When we grow old we can sometimes take comfort in literature, in the lyrical treatment of our dotage. Unless of course we choose to read the poetry of William Butler Yeats who seemed determined to lay bare the worst of it all, complaining that his latter-day inspiration came from the “foul rag and bone shop of the heart.”
An Irish poet, Yeats would have been 68 when he published “The Circus Animals’ Desertion,” describing the fanciful imagery of his youthful writing, and in the final stanza, mourning his barren resources for the poetry of his advanced years.

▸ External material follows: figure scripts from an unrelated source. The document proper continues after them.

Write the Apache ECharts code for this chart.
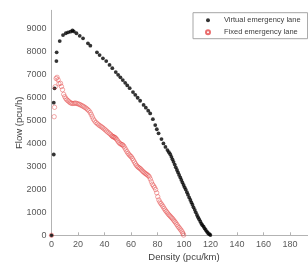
<!DOCTYPE html>
<html>
<head>
	<meta charset="utf-8">
	<title>Flow - Density</title>
	<script src="https://cdn.jsdelivr.net/npm/echarts@6/dist/echarts.min.js"></script>
	<style>
		html, body { margin: 0; padding: 0; background: #fff; }
		#main { width: 308px; height: 264px; }
	</style>
</head>
<body>
	<div id="main"></div>
	<script>
		// 虚拟应急车道 (black dots)
		var virtualDensity = [0, 1.7, 1.7, 2.3, 3.7, 3.9, 6.2, 8.7, 10.8, 12.5, 14.3, 15.8, 16.8, 18.8, 21.3, 23.8, 27.5, 29.3,
			34.3, 36.3, 38.8, 41.3, 43.8, 45.9, 48.5, 50.3, 52, 53.8, 55.6, 57.2, 59, 61.5, 63.2, 65, 66.9, 69.5, 71.2, 73,
			74.5, 76.5, 78.3, 79.5, 80.8, 83, 84.5, 86, 87.5, 88.6, 89.6, 90.5, 91.3, 92.1, 93, 93.8, 94.7, 95.5, 96.3, 97.2,
			98, 98.8, 99.7, 100.5, 101.3, 102.2, 103, 103.9, 104.8, 105.6, 106.4, 107.2, 108.1, 108.9, 109.8, 110.6, 111.4,
			112.3, 113.1, 113.9, 114.8, 115.6, 116.4, 117.3, 118.1, 119, 119.9];
		var virtualFlow = [0, 3520, 5775, 6400, 7590, 7970, 8460, 8720, 8800, 8840, 8870, 8920, 8880, 8800, 8690, 8580, 8360, 8260,
			7970, 7850, 7710, 7590, 7420, 7280, 7110, 6990, 6880, 6760, 6640, 6530, 6410, 6240, 6120, 5990, 5860, 5680, 5560, 5430,
			5310, 5060, 4800, 4620, 4440, 4190, 4000, 3850, 3710, 3620, 3530, 3420, 3310, 3200, 3080, 2960, 2845, 2740, 2630, 2520,
			2410, 2300, 2190, 2090, 1990, 1880, 1770, 1650, 1537, 1430, 1330, 1220, 1110, 1000, 884, 790, 700,
			600, 510, 440, 375, 300, 230, 160, 100, 50, 13];

		// 固定应急车道 (red circles)
		var fixedDensity = [0, 2, 2.3, 2.8, 3.5, 4.2, 5, 5.6, 6.8, 7.5, 8.3, 9.2, 10, 10.8, 11.6, 12.5, 13.4, 14.3, 15.2, 16.2,
			17.2, 18.2, 19.2, 20.2, 21.2, 22.2, 23.2, 24.2, 25.2, 26.2, 27.2, 28.2, 29.2, 30, 30.8, 31.6, 32.6, 33.6, 34.6, 35.6,
			36.6, 37.6, 38.6, 39.6, 40.6, 41.6, 42.6, 43.6, 44.6, 45.4, 46, 46.6, 47.2, 47.8, 48.4, 49.2, 50, 50.8, 51.6, 52.4,
			53.2, 53.8, 54.6, 55.4, 56.2, 57, 57.8, 58.6, 59.4, 60.2, 61, 61.8, 62.6, 63.4, 64.2, 65, 65.8, 66.6, 67.4, 68.2,
			69, 69.8, 70.6, 71.4, 72.2, 73, 73.8, 74.6, 75.4, 76.2, 77, 77.8, 78.6, 79.4, 80.2, 81, 81.8, 82.6, 83.4, 84.2,
			85, 85.8, 86.6, 87.4, 88.2, 89, 89.8, 90.6, 91.4, 92.2, 93, 93.8, 94.6, 95.4, 96.2, 97, 97.8, 98.6, 99.2, 99.7];
		var fixedFlow = [0, 5165, 5575, 6470, 6830, 6880, 6770, 6600, 6620, 6480, 6340, 6140, 6040, 5960, 5900, 5860, 5810, 5770, 5750, 5740,
			5750, 5760, 5740, 5720, 5700, 5670, 5640, 5610, 5570, 5530, 5480, 5430, 5350, 5260, 5160, 5060, 4980, 4910, 4860, 4810,
			4770, 4730, 4690, 4640, 4590, 4540, 4490, 4440, 4390, 4340, 4310, 4290, 4280, 4260, 4230, 4180, 4110, 4050, 4000, 3970,
			3950, 3930, 3880, 3800, 3720, 3640, 3570, 3510, 3460, 3420, 3350, 3270, 3190, 3110, 3040, 2990, 2950, 2920, 2880, 2830,
			2780, 2740, 2700, 2670, 2640, 2600, 2550, 2450, 2330, 2220, 2150, 2080, 1990, 1850, 1680, 1540, 1450, 1380, 1320, 1250,
			1170, 1100, 1040, 980, 920, 870, 820, 770, 720, 660, 600, 540, 470, 400, 340, 280, 220, 150, 80, 10];

		var seriesNames = ['Virtual emergency lane', 'Fixed emergency lane'];

		function pairs(xs, ys) {
			return xs.map(function (x, i) { return [x, ys[i]]; });
		}

		var myChart = echarts.init(document.getElementById('main'), null, { renderer: 'canvas' });
		var font = 'Liberation Sans, Arial, sans-serif';

		myChart.setOption({
			animation: false,
			backgroundColor: '#fff',
			textStyle: { fontFamily: font },
			grid: {
				left: 51.5,
				right: -8.5,
				top: 10.3,
				bottom: 28.7,
				containLabel: false,
				outerBoundsMode: 'none'
			},
			legend: {
				orient: 'vertical',
				left: 193,
				top: 12.7,
				padding: [3, 7, 2, 12],
				itemGap: 3,
				itemWidth: 22,
				itemHeight: 4,
				borderColor: '#a6a6a6',
				borderWidth: 1,
				backgroundColor: '#fff',
				textStyle: { fontSize: 7.5, color: '#404040', fontFamily: font, lineHeight: 9 },
				data: seriesNames
			},
			xAxis: {
				type: 'value',
				min: 0,
				max: 200,
				interval: 20,
				name: 'Density (pcu/km)',
				nameLocation: 'middle',
				nameGap: 17.5,
				nameMoveOverlap: false,
				nameTextStyle: { fontSize: 9.5, color: '#404040' },
				splitLine: { show: false },
				axisLine: { lineStyle: { color: '#b3b3b3' } },
				axisTick: { show: true, inside: true, length: 3, lineStyle: { color: '#b3b3b3' } },
				axisLabel: { fontSize: 9, color: '#595959', margin: 5 }
			},
			yAxis: {
				type: 'value',
				min: 0,
				max: 9800,
				interval: 1000,
				name: 'Flow (pcu/h)',
				nameLocation: 'middle',
				nameGap: 27,
				nameMoveOverlap: false,
				nameTextStyle: { fontSize: 9.5, color: '#404040' },
				splitLine: { show: false },
				axisLine: { show: true, lineStyle: { color: '#b3b3b3' } },
				axisTick: { show: false },
				axisLabel: {
					fontSize: 9, color: '#595959', margin: 5, showMaxLabel: false,
					formatter: function (v) { return String(v); }
				}
			},
			series: [
				{
					name: seriesNames[0],
					type: 'scatter',
					symbol: 'circle',
					symbolSize: 3.8,
					itemStyle: { color: '#000' },
					data: pairs(virtualDensity, virtualFlow)
				},
				{
					name: seriesNames[1],
					type: 'scatter',
					symbol: 'circle',
					symbolSize: 4.4,
					itemStyle: { color: 'rgba(255,255,255,0)', borderColor: '#e34848', borderWidth: 0.6 },
					data: pairs(fixedDensity, fixedFlow)
				}
			]
		});
	</script>
</body>
</html>
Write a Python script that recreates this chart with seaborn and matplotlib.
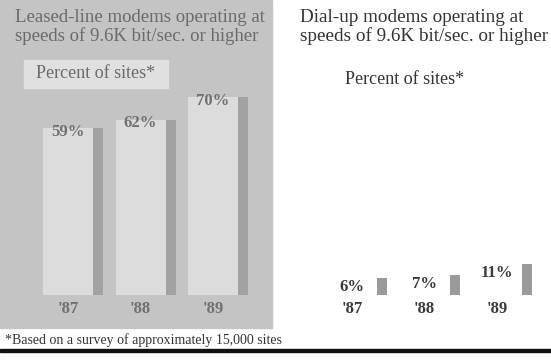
import matplotlib
matplotlib.use("Agg")
import matplotlib.pyplot as plt
from matplotlib.patches import Rectangle
import seaborn as sns
import numpy as np
import pandas as pd

# data
years = ["'87", "'88", "'89"]
leased_pct = [59, 62, 70]
dialup_pct = [6, 7, 11]

W, H = 551, 360
sns.set_theme(style="white")
plt.rcParams['font.family'] = ['Liberation Serif', 'DejaVu Serif']

fig = plt.figure(figsize=(W / 100, H / 100), dpi=100)
fig.patch.set_facecolor("white")


def fx(px):
    return px / W


def fy(py):
    # py measured from top of the image
    return 1 - py / H


# gray background of the left panel
fig.patches.append(Rectangle((0, fy(328)), fx(272), 328 / H, transform=fig.transFigure,
                             color="#c4c4c4", zorder=-2))
# lighter box behind "Percent of sites*"
fig.patches.append(Rectangle((fx(24), fy(88)), fx(144), 28 / H, transform=fig.transFigure,
                             color="#e0e0e0", zorder=-1))

px_per_pct = 2.83
ax_h = 230
ymax = ax_h / px_per_pct
spacing = 72.5  # pixels between bar groups


def panel(rect_px, first_center, values, light, shadow, txt_color, lab_dy):
    left, width = rect_px
    ax = fig.add_axes([fx(left), 65 / H, fx(width), ax_h / H])
    ax.set_facecolor("none")
    ax.set_zorder(1)
    df = pd.DataFrame({"year": years, "pct": values})
    sns.barplot(data=df, x="year", y="pct", ax=ax, color=light, width=50 / spacing,
                saturation=1, edgecolor="none", linewidth=0)
    # shadow strip on the right of every bar
    ax.bar(np.arange(len(values)) + 30 / spacing, values, width=10 / spacing,
           color=shadow, linewidth=0)
    for i, v in enumerate(values):
        ax.text(i, v + lab_dy, f"{v}%", ha="center", va="top", fontsize=12,
                fontweight="bold", color=txt_color)
    ax.set_xlim((left - first_center) / spacing, (left + width - first_center) / spacing)
    ax.set_ylim(0, ymax)
    ax.set_xlabel("")
    ax.set_ylabel("")
    ax.set_yticks([])
    ax.tick_params(axis="x", length=0, pad=4, labelsize=12, labelcolor=txt_color)
    for lab in ax.get_xticklabels():
        lab.set_fontweight("bold")
    sns.despine(ax=ax, left=True, bottom=True)
    return ax


panel((0, 272), 68, leased_pct, "#dcdcdc", "#a2a2a2", "#707070", 1.5)
panel((280, 271), 352, dialup_pct, "white", "#9a9a9a", "#3a3a3a", -0.3)

# titles
fig.text(fx(15), fy(27), "Leased-line modems operating at\nspeeds of 9.6K bit/sec. or higher",
         ha="left", va="center", fontsize=13.5, color="#6a6a6a", linespacing=1.1)
fig.text(fx(300), fy(27), "Dial-up modems operating at\nspeeds of 9.6K bit/sec. or higher",
         ha="left", va="center", fontsize=13.8, color="#333333", linespacing=1.1)
fig.text(fx(96), fy(74), "Percent of sites*", ha="center", va="center",
         fontsize=13, color="#6a6a6a")
fig.text(fx(405), fy(80), "Percent of sites*", ha="center", va="center",
         fontsize=13, color="#333333")

# footnote and rule
fig.text(fx(5), fy(340), "*Based on a survey of approximately 15,000 sites",
         ha="left", va="center", fontsize=10, color="#333333")
fig.patches.append(Rectangle((0, fy(352)), 1, 3 / H, transform=fig.transFigure,
                             color="#111111", zorder=3))

fig.savefig("out.png", dpi=100)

A mound of refuse or the sweepings of a street,
Old kettles, old bottles, and broken cans,
Old iron, old bones, old rags, that raving slut
Who keeps the till. Now that my ladder’s gone
I must lie down where all the ladders start
In the foul rag and bone shop of the heart.
He seems resigned to the fact that all his “ladders” (his ideals, his dreams) now start in the foul (or base) emotions of an old heart which he compares to a rag and bone shop (for second-hands). In other words, at his age, he must write from the debris of his aged life – not from the hopeful dreaming of a young man.
It seems that Yeats was an odd little man, obsessed with age even in his twenties but he never quite reached peace with the idea of being old, so he hardly serves today as an inspiration for all of us north of 70.
Frankly, I could not get out of bed each morning if I harbored the thoughts common to Yeats. On the other hand, I am hard pressed to find another poem that is truly uplifting about aging.
There is the silly one by Jenny Joseph about growing old and wearing purple and eating three sausages at a go – but after considerable research, I only found one poem that displayed the energy that inspires me.
South African poet David Wright wrote verse about retirement that starts: “Avoid storms. And retirement parties.” He added the typical counsel we give the old — to be careful, stay safe. And then he thought better of his original advice, and added:
Back to storms. . .
dress warm, take a friend, don’t eat the grass,
don’t stand near tall trees, and keep the yelling
down – the winds won’t listen, and no one will
see you in the dark. It’s too hard to hear
you over all the thunder.
Finally, as though he were casting off all restraints . . . .
Feel the storm’s sweet sting invade you to the skin,
the strange, sore comforts of the wind.
Run naked into tempests. Weave flowers
into your hair. Bellow at cataracts.
If you dare, scream at the gods. Babble as
if you thought words could save.
Drink rain like cold beer. So much better than making theories.
We’d all come with you, laughing, if we could.